The WTO membership will need to exercise a more inclusive control over the dispute settlement process and panels, and find a method by which weaker and smaller parties can effectively get implemented rulings in their favour against stronger parties. In some extreme cases the concept of collective sanctions needs to be explored.
In sum, WTO members face a choice between two options.
The first is to cherry-pick the "doable" and "achievable" parts of the Doha agenda, and continue efforts at total financialization of the world economy, leading inevitably to global corporatism and a WTO on an orbit of its own with no links to the real economy of the real world.
The other is to choose a path firmly rooted in the Marrakesh Treaty and Legal Texts, and ensuring a multilateral trading system and a WTO that serves the interests of the real economy, with rules fair to all and ensuring policy space for members, in particular the development of developing countries, ensuring policy space for countries to pursue policies and programmes suited to their own needs and particularities.
Such a WTO linked to and serving the real economy should serve as an institution facilitating smooth interfacing in trade between countries with different models of economic policy, rather than the neoliberal concept of all countries trying to converge on one policy model.
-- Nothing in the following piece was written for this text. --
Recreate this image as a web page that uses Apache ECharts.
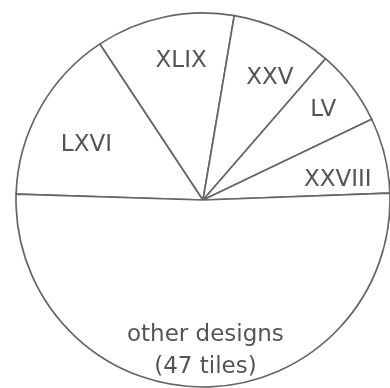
<!DOCTYPE html>
<html>
<head>
<meta charset="utf-8">
<script src="https://cdn.jsdelivr.net/npm/echarts@6/dist/echarts.min.js"></script>
<style>
  html, body { margin: 0; padding: 0; background: #fff; }
  #main { width: 390px; height: 388px; }
</style>
</head>
<body>
<div id="main"></div>
<script>
// tile counts per design, clockwise from the left
var designs = ['LXVI', 'XLIX', 'XXV', 'LV', 'XXVIII', 'other designs']
var tiles = [14, 11, 8, 6, 6, 47]

// small hand nudges so the labels sit where the original has them
var labelNudge = [[10, 16], [8, 3], [5, 9], [5, -2], [-6, 15], [2, 6]]

var pieData = designs.map(function(name, i) {
  return { name: name, value: tiles[i] }
})

var myChart = echarts.init(document.getElementById('main'))

var option = {
  backgroundColor: '#fff',
  animation: false,
  series: [
    {
      // the outlined pie
      type: 'pie',
      center: [203, 200],
      radius: [0, 187],
      startAngle: 178.2,
      clockwise: true,
      silent: true,
      itemStyle: {
        color: '#fff',
        borderColor: '#666',
        borderWidth: 1.7
      },
      label: { show: false },
      labelLine: { show: false },
      data: pieData
    },
    {
      // invisible ring, only to put the labels further out
      type: 'pie',
      center: [203, 200],
      radius: [97, 187],
      startAngle: 178.2,
      clockwise: true,
      silent: true,
      itemStyle: {
        color: 'rgba(0,0,0,0)',
        borderWidth: 0
      },
      label: {
        show: true,
        position: 'inside',
        color: '#555',
        fontFamily: 'DejaVu Sans',
        fontSize: 23,
        lineHeight: 32,
        formatter: function(p) {
          if (p.name === 'other designs') {
            return p.name + '\n(' + p.value + ' tiles)'
          }
          return p.name
        }
      },
      labelLayout: function(params) {
        var n = labelNudge[params.dataIndex]
        return { dx: n[0], dy: n[1] }
      },
      labelLine: { show: false },
      data: pieData
    }
  ]
}

myChart.setOption(option)
</script>
</body>
</html>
Such a WTO should facilitate, rather than hinder, full employment and living wages, and reduce the inequalities within and across countries.
If the former path is chosen, the future of the WTO and its MTS will be in jeopardy.
The latter path, and its concepts and goals of full employment, should not remain a mere remnant of the Havana Charter, enshrined only in the preamble of the WTO treaty. It should and could become a reality.